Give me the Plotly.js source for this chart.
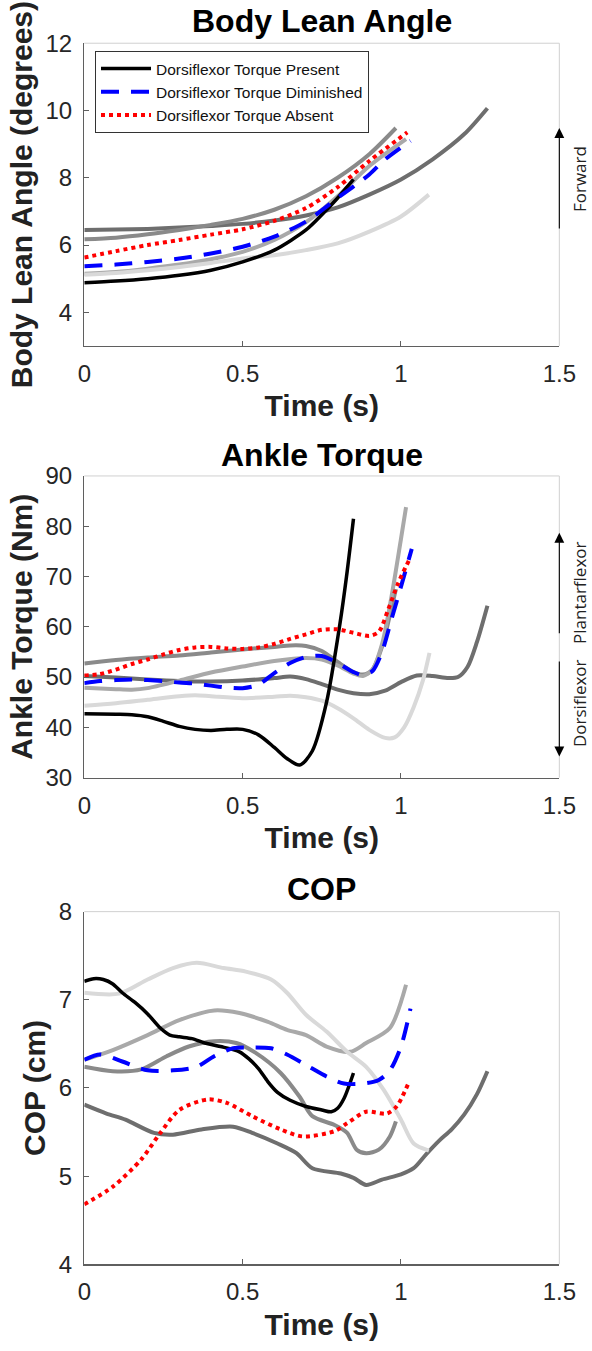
<!DOCTYPE html>
<html>
<head>
<meta charset="utf-8">
<script src="https://cdn.plot.ly/plotly-3.0.1.min.js"></script>
<style>html,body{margin:0;padding:0;background:#fff;}#chart{width:592px;height:1351px;}</style>
</head>
<body>
<div id="chart"></div>
<script>
// ---------- tick labels ----------
const timeTicks = [0, 0.5, 1, 1.5];
const timeTickText = ['0', '0.5', '1', '1.5'];
const leanTicks = [4, 6, 8, 10, 12];
const torqueTicks = [30, 40, 50, 60, 70, 80, 90];
const copTicks = [4, 5, 6, 7, 8];

const seriesNames = ['Dorsiflexor Torque Present', 'Dorsiflexor Torque Diminished', 'Dorsiflexor Torque Absent'];

// ---------- Body Lean Angle (degrees) ----------
const leanPresentT = [0,0.1,0.2,0.3,0.4,0.5,0.6,0.7,0.75,0.8,0.85];
const leanPresent  = [4.88,4.93,5.0,5.1,5.25,5.5,5.85,6.45,6.9,7.4,7.95];
const leanDimT = [0,0.1,0.2,0.3,0.4,0.5,0.6,0.7,0.8,0.9,0.95,1.03];
const leanDim  = [5.37,5.42,5.5,5.6,5.75,5.95,6.25,6.7,7.4,8.1,8.55,9.1];
const leanAbsT = [0,0.1,0.2,0.3,0.4,0.5,0.6,0.7,0.8,0.9,1.02];
const leanAbs  = [5.63,5.82,6.0,6.15,6.31,6.47,6.72,7.1,7.72,8.5,9.35];
const leanG1T = [0,0.1,0.2,0.3,0.4,0.5,0.6,0.7,0.8,0.9,1.0,1.1,1.2,1.273];
const leanG1  = [6.45,6.46,6.48,6.52,6.57,6.63,6.73,6.88,7.12,7.5,7.95,8.55,9.3,10.07];
const leanG2T = [0,0.1,0.2,0.3,0.4,0.5,0.6,0.7,0.8,0.9,0.984];
const leanG2  = [6.17,6.22,6.32,6.45,6.6,6.78,7.05,7.45,8.0,8.7,9.48];
const leanG3T = [0,0.1,0.2,0.3,0.4,0.5,0.6,0.7,0.8,0.9,1.016];
const leanG3  = [5.15,5.2,5.3,5.42,5.58,5.8,6.15,6.68,7.45,8.35,9.15];
const leanG4T = [0,0.1,0.2,0.3,0.4,0.5,0.6,0.7,0.8,0.9,1.0,1.088];
const leanG4  = [5.12,5.17,5.25,5.35,5.47,5.6,5.7,5.85,6.05,6.4,6.85,7.5];

// ---------- Ankle Torque (Nm) ----------
const torqPresentT = [0,0.1,0.15,0.2,0.25,0.3,0.35,0.4,0.45,0.5,0.55,0.6,0.64,0.68,0.72,0.765,0.807,0.828,0.85];
const torqPresent  = [42.7,42.6,42.5,42.1,41.2,40.2,39.6,39.4,39.6,39.6,38.5,36.0,33.8,32.5,35.3,45,60.5,70,81.5];
const torqDimT = [0,0.05,0.1,0.15,0.2,0.25,0.3,0.35,0.4,0.45,0.5,0.55,0.6,0.65,0.7,0.75,0.8,0.85,0.88,0.91,0.94,0.97,1.0,1.034];
const torqDim  = [48.8,49.2,49.4,49.5,49.4,49.2,48.9,48.7,48.3,47.9,47.8,48.5,50.8,52.8,54.0,54.2,52.8,51.0,50.4,51.2,55.0,61.5,68.0,75.5];
const torqAbsT = [0,0.05,0.1,0.15,0.2,0.25,0.3,0.35,0.4,0.45,0.5,0.55,0.6,0.65,0.7,0.75,0.8,0.85,0.9,0.93,0.96,0.99,1.025];
const torqAbs  = [50.3,50.6,51.5,52.6,53.5,54.5,55.4,55.9,56.0,55.7,55.6,55.9,56.6,57.6,58.5,59.4,59.5,58.8,58.2,59.0,63.5,68.5,73.2];
const torqG1T = [0,0.1,0.2,0.3,0.4,0.5,0.6,0.65,0.7,0.75,0.8,0.85,0.9,0.95,1.0,1.05,1.1,1.15,1.18,1.21,1.24,1.273];
const torqG1  = [50.2,49.9,49.5,49.2,49.1,49.3,49.8,50.1,49.6,48.6,47.5,46.8,46.6,47.3,49.0,50.3,50.2,49.8,50.0,52.0,57.0,64.2];
const torqG2T = [0,0.1,0.2,0.3,0.4,0.5,0.6,0.65,0.7,0.75,0.8,0.85,0.88,0.91,0.94,0.96,0.984];
const torqG2  = [52.7,53.4,53.9,54.3,54.9,55.5,56.0,56.3,56.2,55.2,53.0,51.0,50.5,51.5,56.0,61.0,67.5];
const torqG3T = [0,0.1,0.15,0.2,0.3,0.4,0.5,0.6,0.7,0.75,0.8,0.85,0.88,0.91,0.94,0.97,1.0,1.016];
const torqG3  = [47.9,47.6,47.5,47.8,49.3,50.9,52.1,53.2,53.8,53.5,52.3,50.7,50.2,51.5,56.5,66.0,77.5,83.8];
const torqG4T = [0,0.1,0.2,0.3,0.35,0.4,0.5,0.6,0.65,0.7,0.75,0.8,0.85,0.9,0.95,0.98,1.01,1.04,1.07,1.09];
const torqG4  = [44.3,44.8,45.5,46.2,46.4,46.2,45.8,46.1,46.3,46.0,45.3,43.8,41.8,39.5,37.9,38.0,40.0,44.0,49.5,54.8];

// ---------- COP (cm) ----------
const copPresentT = [0,0.03,0.06,0.09,0.12,0.16,0.2,0.24,0.27,0.3,0.34,0.38,0.43,0.49,0.52,0.55,0.58,0.61,0.65,0.7,0.75,0.78,0.8,0.82,0.85];
const copPresent  = [7.21,7.24,7.23,7.18,7.08,6.97,6.84,6.68,6.6,6.58,6.56,6.51,6.47,6.41,6.33,6.22,6.07,5.95,5.86,5.79,5.75,5.73,5.77,5.88,6.17];
const copDimT = [0,0.05,0.12,0.2,0.28,0.355,0.41,0.47,0.52,0.59,0.64,0.71,0.765,0.82,0.88,0.93,0.965,1.0,1.03];
const copDim  = [6.32,6.38,6.3,6.2,6.2,6.24,6.36,6.45,6.46,6.45,6.38,6.24,6.13,6.05,6.05,6.09,6.2,6.47,6.9];
const copAbsT = [0,0.09,0.18,0.24,0.3,0.39,0.45,0.53,0.62,0.69,0.79,0.83,0.89,0.955,0.986,1.023];
const copAbs  = [4.68,4.88,5.19,5.49,5.75,5.87,5.83,5.68,5.53,5.45,5.51,5.6,5.73,5.71,5.79,6.05];
const copG1T = [0,0.07,0.13,0.22,0.28,0.37,0.47,0.53,0.61,0.67,0.72,0.81,0.85,0.89,0.94,1.0,1.04,1.08,1.12,1.16,1.2,1.24,1.273];
const copG1  = [5.81,5.71,5.64,5.49,5.47,5.53,5.56,5.49,5.37,5.26,5.09,5.03,4.98,4.9,4.96,5.02,5.09,5.25,5.4,5.53,5.7,5.93,6.19];
const copG2T = [0,0.09,0.18,0.26,0.33,0.41,0.48,0.54,0.62,0.68,0.72,0.79,0.83,0.86,0.89,0.93,0.965,0.984];
const copG2  = [6.24,6.19,6.21,6.36,6.47,6.53,6.51,6.4,6.17,5.9,5.68,5.58,5.49,5.3,5.26,5.3,5.45,5.62];
const copG3T = [0,0.09,0.2,0.3,0.41,0.49,0.58,0.64,0.7,0.765,0.84,0.89,0.965,1.016];
const copG3  = [6.32,6.43,6.6,6.77,6.88,6.85,6.75,6.66,6.6,6.47,6.41,6.51,6.68,7.17];
const copG4T = [0,0.11,0.2,0.28,0.355,0.44,0.51,0.59,0.64,0.7,0.765,0.83,0.89,0.945,1.0,1.04,1.088];
const copG4  = [7.08,7.07,7.23,7.36,7.42,7.36,7.32,7.23,7.08,6.83,6.64,6.41,6.24,5.98,5.64,5.37,5.29];

// ---------- styles ----------
const grayStyles = [
  {color:'#6e6e6e', width:4},
  {color:'#8a8a8a', width:4},
  {color:'#a9a9a9', width:4},
  {color:'#d9d9d9', width:4}
];
const mainStyles = [
  {color:'#000000', width:3.5, dash:'solid'},
  {color:'#0000ff', width:4, dash:'18px,12px'},
  {color:'#ff0000', width:4, dash:'dot'}
];

function panel(ax, grays, mains, legend) {
  const xa = ax === 1 ? 'x' : 'x' + ax;
  const ya = ax === 1 ? 'y' : 'y' + ax;
  const out = [];
  grays.forEach((g, i) => out.push({
    x: g[0], y: g[1], xaxis: xa, yaxis: ya, type: 'scatter', mode: 'lines',
    line: Object.assign({shape:'spline', smoothing:0.8}, grayStyles[i]),
    showlegend: false, hoverinfo: 'skip'
  }));
  mains.forEach((m, i) => out.push({
    x: m[0], y: m[1], xaxis: xa, yaxis: ya, type: 'scatter', mode: 'lines',
    name: seriesNames[i], legendgroup: 'g' + i,
    line: Object.assign({shape:'spline', smoothing:0.8}, mainStyles[i]),
    showlegend: legend, hoverinfo: 'skip'
  }));
  return out;
}

const data = [].concat(
  panel(1, [[leanG1T,leanG1],[leanG2T,leanG2],[leanG3T,leanG3],[leanG4T,leanG4]],
           [[leanPresentT,leanPresent],[leanDimT,leanDim],[leanAbsT,leanAbs]], true),
  panel(2, [[torqG1T,torqG1],[torqG2T,torqG2],[torqG3T,torqG3],[torqG4T,torqG4]],
           [[torqPresentT,torqPresent],[torqDimT,torqDim],[torqAbsT,torqAbs]], false),
  panel(3, [[copG1T,copG1],[copG2T,copG2],[copG3T,copG3],[copG4T,copG4]],
           [[copPresentT,copPresent],[copDimT,copDim],[copAbsT,copAbs]], false)
);

const FONT = 'Liberation Sans, Arial, Helvetica, sans-serif';
const AXC = '#5f5f5f';
const xDom = [0.1424, 0.9448];
const yDoms = [[0.7439, 0.9680], [0.4244, 0.6477], [0.0642, 0.3252]];

function xAxis(anchor) {
  return {
    domain: xDom, anchor: anchor, range: [0, 1.5], tickvals: timeTicks, ticktext: timeTickText,
    showline: true, linecolor: AXC, linewidth: 1.3, ticks: 'inside', ticklen: 5, tickcolor: AXC,
    showgrid: false, zeroline: false, ticklabelstandoff: 6,
    tickfont: {family: FONT, size: 24, color: '#262626'},
    title: {text: 'Time (s)', standoff: 9, font: {family: FONT, size: 30, weight: 'bold', color: '#222'}}
  };
}
function yAxis(anchor, dom, range, ticks, title) {
  return {
    domain: dom, anchor: anchor, range: range, tickvals: ticks,
    showline: true, linecolor: AXC, linewidth: 1.3, ticks: 'inside', ticklen: 5, tickcolor: AXC,
    showgrid: false, zeroline: false, ticklabelstandoff: 6,
    tickfont: {family: FONT, size: 24, color: '#262626'},
    title: {text: title, standoff: 4, font: {family: FONT, size: 30, weight: 'bold', color: '#222'}}
  };
}

const shapes = [];
['x', 'x2', 'x3'].forEach((xa, i) => {
  const ya = i === 0 ? 'y' : 'y' + (i + 1);
  shapes.push({type:'line', xref: xa + ' domain', yref: ya + ' domain', x0:0, x1:1, y0:1, y1:1, line:{color:'#d0d0d0', width:1}});
  shapes.push({type:'line', xref: xa + ' domain', yref: ya + ' domain', x0:1, x1:1, y0:0, y1:1, line:{color:'#d0d0d0', width:1}});
});

const titleFont = {family: FONT, size: 32, weight: 'bold', color: '#000'};
const sideFont = {family: 'Open Sans, sans-serif', size: 17, color: '#222'};
const annotations = [
  {text:'Body Lean Angle', xref:'paper', yref:'paper', x:0.5436, y:1 - 21/1351, xanchor:'center', yanchor:'middle', showarrow:false, font:titleFont},
  {text:'Ankle Torque', xref:'paper', yref:'paper', x:0.5436, y:1 - 455/1351, xanchor:'center', yanchor:'middle', showarrow:false, font:titleFont},
  {text:'COP', xref:'paper', yref:'paper', x:0.5436, y:1 - 889/1351, xanchor:'center', yanchor:'middle', showarrow:false, font:titleFont},
  // direction arrows
  {text:'', x:1.5, y:9.48, ax:1.5, ay:6.45, xref:'x', yref:'y', axref:'x', ayref:'y', showarrow:true, arrowhead:2, arrowsize:1.8, arrowwidth:1.1, arrowcolor:'#000'},
  {text:'', x:1.5, y:78.7, ax:1.5, ay:58.4, xref:'x2', yref:'y2', axref:'x2', ayref:'y2', showarrow:true, arrowhead:2, arrowsize:1.8, arrowwidth:1.1, arrowcolor:'#000'},
  {text:'', x:1.5, y:34.2, ax:1.5, ay:53.4, xref:'x2', yref:'y2', axref:'x2', ayref:'y2', showarrow:true, arrowhead:2, arrowsize:1.8, arrowwidth:1.1, arrowcolor:'#000'},
  {text:'Forward', xref:'paper', yref:'paper', x:579/592, y:1 - 179/1351, xanchor:'center', yanchor:'middle', textangle:-90, showarrow:false, font:sideFont},
  {text:'Plantarflexor', xref:'paper', yref:'paper', x:579/592, y:1 - 593/1351, xanchor:'center', yanchor:'middle', textangle:-90, showarrow:false, font:sideFont},
  {text:'Dorsiflexor', xref:'paper', yref:'paper', x:579/592, y:1 - 703/1351, xanchor:'center', yanchor:'middle', textangle:-90, showarrow:false, font:sideFont}
];

const layout = {
  width: 592, height: 1351,
  margin: {l:0, r:0, t:0, b:0},
  paper_bgcolor: '#fff', plot_bgcolor: '#fff',
  font: {family: FONT},
  showlegend: true,
  legend: {
    x: 95/592, y: 1 - 51/1351, xanchor: 'left', yanchor: 'top',
    bgcolor: '#fff', bordercolor: '#333', borderwidth: 1,
    font: {family: FONT, size: 15.5, color: '#111'},
    traceorder: 'grouped', tracegroupgap: 0, itemwidth: 50
  },
  xaxis: xAxis('y'),
  yaxis: yAxis('x', yDoms[0], [3, 12], leanTicks, 'Body Lean Angle (degrees)'),
  xaxis2: xAxis('y2'),
  yaxis2: yAxis('x2', yDoms[1], [30, 90], torqueTicks, 'Ankle Torque (Nm)'),
  xaxis3: xAxis('y3'),
  yaxis3: yAxis('x3', yDoms[2], [4, 8], copTicks, 'COP (cm)'),
  shapes: shapes,
  annotations: annotations
};

Plotly.newPlot('chart', data, layout, {staticPlot: true, displayModeBar: false});
</script>
</body>
</html>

INSTRUCTION
For the listing above, identify each line bearing "chart".

RESULT
Give me the Plotly.js source for this chart.
<style>html,body{margin:0;padding:0;background:#fff;}#chart{width:592px;height:1351px;}</style>
<div id="chart"></div>
Plotly.newPlot('chart', data, layout, {staticPlot: true, displayModeBar: false});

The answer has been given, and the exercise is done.